The private credit debate has been dominated by voices warning of concentrated software exposure, excessive leverage, and structural fragility in semi-liquid fund vehicles. Gross represents the GP counterargument from a firm that has been in the middle market lending business since the late 1990s: not all software companies are overleveraged, not all are vulnerable to AI disruption, and the segment that Bain operates in carries better lender protections and more concentrated creditor groups than the large cap direct lending market where most of the concern is focused. The distinction between middle market and large cap private credit structures is one the broader market has largely ignored.


Big Picture Drivers

  • Software nuance: Gross argues that the market has engaged in a baby and bathwater phenomenon with software lending. Most software businesses in Bain's portfolio are highly cash regenerative with stable technology positions. The exercise of evaluating each company's positioning relative to technology trends has been skipped in favor of a blanket sector thesis that treats all software credit exposure as equivalent.

  • Middle market positioning: Bain participates exclusively in middle market private credit where lender protections are stronger and creditor groups are smaller, allowing more influence over outcomes. The firm avoids the large cap direct lending segment where leverage ratios are higher and creditor coordination is more difficult. On the equity side, Bain is a user of large cap private credit to fund buyouts, giving it a dual perspective as both lender and borrower.

  • Cycle management: The current private equity cycle reflects a digestion period following peak investment velocity in 2021 and 2022. Gross views this as a normal pattern rather than a structural problem, noting that through prior cycles the industry has delivered steady growth with double digit expansion in available investment opportunity and continued low penetration of the addressable market.

  • Retail caution: Bain is deliberately not pursuing the retail and 401k investor channel, viewing its institutional and ultra high net worth base as the core constituency. Gross supports the broader trend of democratized access to alternatives but emphasizes that product design, education, and sales processes for retail investors require far more caution than the industry has shown, and that raising capital before identifying deployment opportunities is a fundamentally different business model from Bain's approach.

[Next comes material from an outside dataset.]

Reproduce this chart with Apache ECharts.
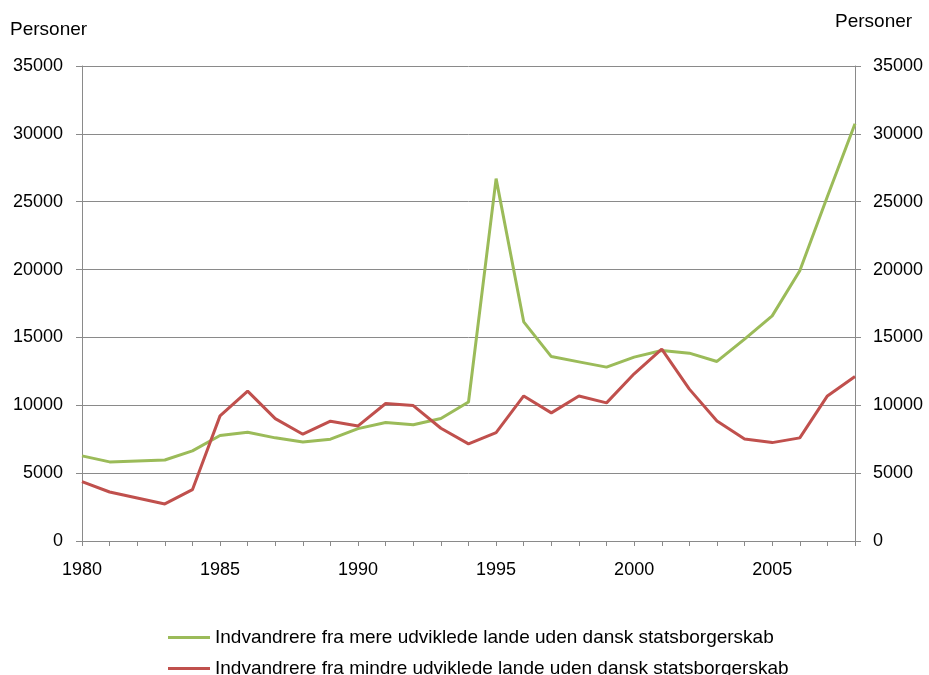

  • AI as operating lever: Gross frames AI not primarily as a disruption risk but as a generational value creation tool for portfolio companies. Bain's 200 person dedicated value creation team is positioning AI as an underwriting advantage, an operational transformation lever, and a knowledge management asset across thousands of historical investments, making it central to both the investment thesis and the firm's own competitive positioning.

By The Numbers

  • $14 billion raised in Bain Capital's Fund XIV for North America

  • 10 to 15% of Bain's portfolio in software, versus 40 to 50% industry wide technology exposure in private equity

  • 200 dedicated value creation professionals deployed across Bain Capital portfolio companies

  • 50 to 60 vertical experts available globally per investment opportunity

  • 50%+ of Bain Capital's business conducted outside the United States

Key Trends to Watch

  • Middle market versus large cap divergence in private credit performance will become the defining analytical distinction as defaults materialize, with middle market lenders benefiting from tighter creditor groups and stronger covenant protections that allow earlier intervention.

  • Japan corporate governance reform is creating a sustained private equity opportunity as generational ownership transitions and corporate carveouts accelerate, driven by a genuine cultural shift in receptivity to capital and operational partners that Gross describes as a 30 year evolution now reaching critical mass.

  • Data center selectivity is emerging as a key differentiator, with Bain avoiding US hyperscaler equity development while building platforms in Asia and Europe and providing credit and technology services to the sector, reflecting a value chain positioning strategy rather than a binary bet on supply and demand.

  • Talent competition around AI proficiency is becoming a strategic priority for private equity firms, with Gross arguing that firms that are not leaders in AI adoption will lose their ability to attract top talent across investment, operations, and technology roles.


Memorable Quotes

  • "I don't think this is a bubble. I think there has been a bit of a search for the next bubble in this last economic cycle because the economy has been so robust for so long." Gross rejecting the framing that private credit represents systemic risk, arguing that the duration of the current expansion has created a market psychology that actively seeks a crisis narrative.


  • "Not all software businesses are created equally. Most of them are highly cash regenerative, stable, have good technology positions. You really got to do the exercise of going through where they're positioned relative to some technology trends." Gross on why the blanket bear thesis on software credit misses the fundamental dispersion within the sector.


  • "We've turned down a lot of capital cumulatively in our years because it hasn't met our business plan." The clearest articulation of Bain's capital discipline, drawing an explicit contrast with the raise first, deploy second model that has driven much of the growth in the semi-liquid fund complex.


  • "It's like a kid in a candy store for us because we're big on value creation and driving enterprise-wide change in companies. This is now a massively powerful tool to do just that." Gross on AI as a portfolio company transformation tool rather than a disruption threat, reflecting the operator's perspective versus the lender's perspective on the same technology.


The Wrap

Gross is making a deliberate counter-positioning argument at a moment when the private credit narrative has tilted decisively bearish. His case rests on three distinctions the market has largely collapsed: middle market versus large cap lending structures, diversified versus concentrated sector exposure, and disciplined versus opportunistic capital raising. Whether Bain's sanguine view proves correct will depend on whether the software default cycle materializes at the scale bears are projecting and whether middle market protections hold under stress in ways that large cap unitranche structures do not. The firms that emerge strongest from this cycle will be those that maintained underwriting discipline during the 2021 and 2022 peak and retained enough dry powder to deploy into the wider spreads and better terms that a capital contraction produces. Bain is betting that its consulting heritage and operational toolkit give it an edge on both sides of that equation.